F. W. Lawvere's introduction of the concept of an algebraic theory in 1963 proved to be a fundamental step toward developing a categorical view of general algebra in which varieties of algebras are formalized without details of equational presentations. An algebraic theory as originally introduced is, roughly speaking, a category whose objects are all finite powers of a given object. An algebra is then a set-valued functor preserving finite products, and a homomorphism between algebras is a natural transformation. In the almost half a century that has followed Lawvere's introduction, this idea has gone through a number of generalizations, ramifications, and applications in areas such as algebraic geometry, topology, and computer science. The generalization from one-sorted algebras to many-sorted algebras (of particular interest in computer science) leads to a simplification: an algebraic theory is now simply a small category with finite products.

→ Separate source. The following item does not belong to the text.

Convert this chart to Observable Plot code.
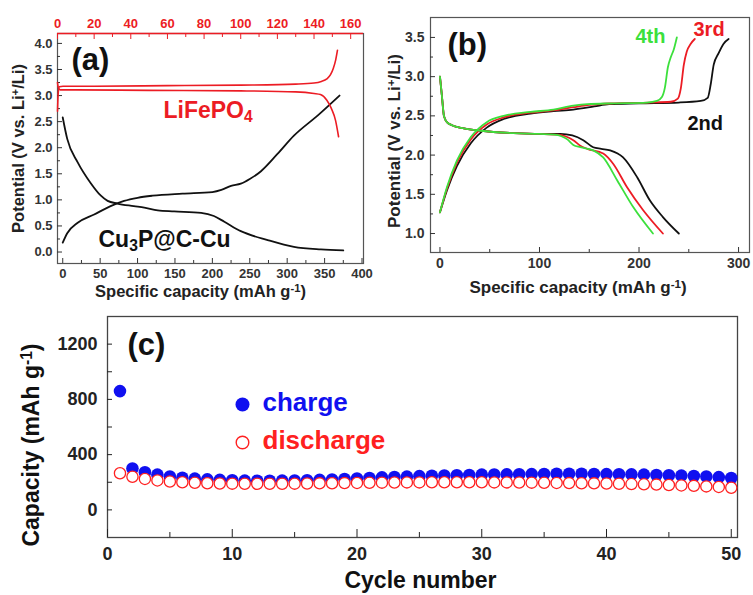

Abstract algebraic categories

In Part I of this book, consisting of Chapters 1–10, we develop the approach in which algebraic theories are studied without reference to sorting. Consequently, algebraic categories are investigated as abstract categories. We study limits and colimits of algebras, paying special attention to the sifted colimits because they play a central role in the development of algebraic categories. For example, algebraic categories are characterized precisely as the free completions under sifted colimits of small categories with finite coproducts, and algebraic functors are precisely the functors preserving limits and sifted colimits.